The Department of Agriculture yesterday launched the Presidential Employment Stimulus package to sustain and increase jobs in the agricultural sector.

Minister of Agriculture Thoko Didiza said subsistence food producers remained the most affected as the whole agricultural sector was negatively impacted by Covid-19.

Didiza said these were producers who utilise land in the back yards of their homes, gardens in communal areas, all of which were more or less the size of a soccer field.

She said it was these producers who created a bulwark against the fight of food insecurity at household level.

“We are targeting the smallest within the agricultural sector.

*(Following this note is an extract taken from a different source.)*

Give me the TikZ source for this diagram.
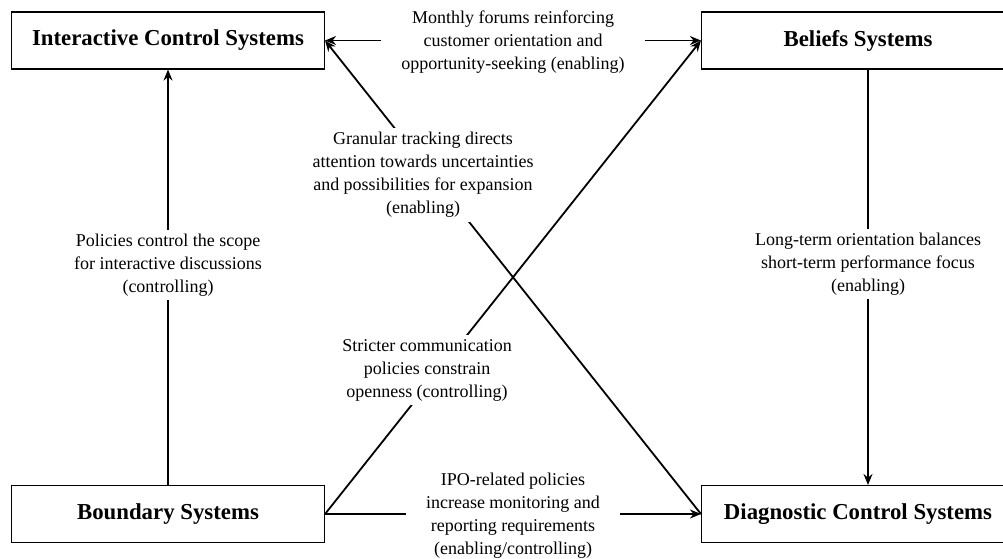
\documentclass[tikz,border=0pt]{standalone}
\usepackage{fontspec}
\setmainfont{Liberation Serif}
\usetikzlibrary{arrows.meta}
\begin{document}
\begin{tikzpicture}[x=1pt,y=-1pt,
 sysbox/.style={draw,line width=1.1pt,minimum width=313pt,minimum height=57pt,font=\fontsize{22.8}{26}\selectfont\bfseries,inner sep=0pt},
 lab/.style={fill=white,align=center,font=\fontsize{18}{23}\selectfont,inner xsep=20pt,inner ysep=4pt},
 conn/.style={line width=1.8pt,-{Stealth[length=11pt,width=9pt]}},
 conn2/.style={line width=1.8pt,{Stealth[length=11pt,width=9pt]}-{Stealth[length=11pt,width=9pt]}}]
\useasboundingbox (0,0) rectangle (1003,558);
\clip (0,0) rectangle (1003,558);
\node[sysbox] (ics) at (168,40.5) {Interactive Control Systems};
\node[sysbox] (bel) at (858,40.5) {Beliefs Systems};
\node[sysbox] (bnd) at (168,514) {Boundary Systems};
\node[sysbox] (diag) at (858,514) {Diagnostic Control Systems};
% connectors
\draw[conn2] (ics.east) -- (bel.west);
\draw[conn] (bnd.east) -- (diag.west);
\draw[conn] (bnd.north) -- (ics.south);
\draw[conn] ([xshift=10pt]bel.south) -- ([xshift=10pt]diag.north);
\draw[conn] (diag.west) -- (ics.east);
\draw[conn] (bnd.east) -- (bel.west);
% labels
\node[lab] (l1) at (513,42) {Monthly forums reinforcing\\customer orientation and\\opportunity-seeking (enabling)};
\node[lab] (l2) at (513,515.5) {IPO-related policies\\increase monitoring and\\reporting requirements\\(enabling/controlling)};
\node[lab] (l3) at (168,265) {Policies control the scope\\for interactive discussions\\(controlling)};
\node[lab] (l4) at (868,264) {Long-term orientation balances\\short-term performance focus\\(enabling)};
\node[lab] (l5) at (423,175) {Granular tracking directs\\attention towards uncertainties\\and possibilities for expansion\\(enabling)};
\node[lab] (l6) at (427,370) {Stricter communication\\policies constrain\\openness (controlling)};
\end{tikzpicture}
\end{document}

It is them that currently our agricultural policies do not address their needs adequately,” Didiza said.

“It is these producers who may be defined as unbankable by our financial sector, and yet their role is important in providing food security for many families in our country.”

The local agricultural industry has weathered the foot-and-mouth disease storm that killed their livestock before the pandemic hit and are now dealing with locusts devastating crops in some parts of the country.

The department said support would come in a form of farming input vouchers ranging in value between R1 000 and R9 000 for people actively involved in agricultural production.

Acting deputy director general responsible for food security in the department Dr Jemina Moeng said R9 000 was larger than other departmental subsistence programmes.

“We want to support individual households, and we will be considering farmers with one hectare or less,” Moeng said.

Agriculture contributed around 1.88 percent to the gross domestic product (GDP) last year, becoming the only positive contributor when the economy collapsed in this year’s second quarter.

Last year, Statistics South Africa found that three quarters of households resort to growing their own food for consumption.

The number of people who were severely food insecure had thus declined to 10 percent in 2018, from 13 percent a decade earlier.

Agri SA’s executive director Christo van der Rheede said the subsidies were unlikely to create jobs in the sector.

“We are in the dark as to why the department called this an employment stimulus package because subsistence farmers generally do not employ people,” Van der Rheede said.

“It looks more like a welfare package to assist them. If it’s an aid package then it should be called that. This will not stimulate employment or is a stimulus plan.”

Didiza said the biggest beneficiaries of the subsidies would be subsistence food producers, who were, in the majority, women.

“We have therefore decided to target 50 percent of women to be beneficiaries in this intervention,” she said.

“Forty percent of these will be youth and 6 percent the disabled and unemployed military veterans.”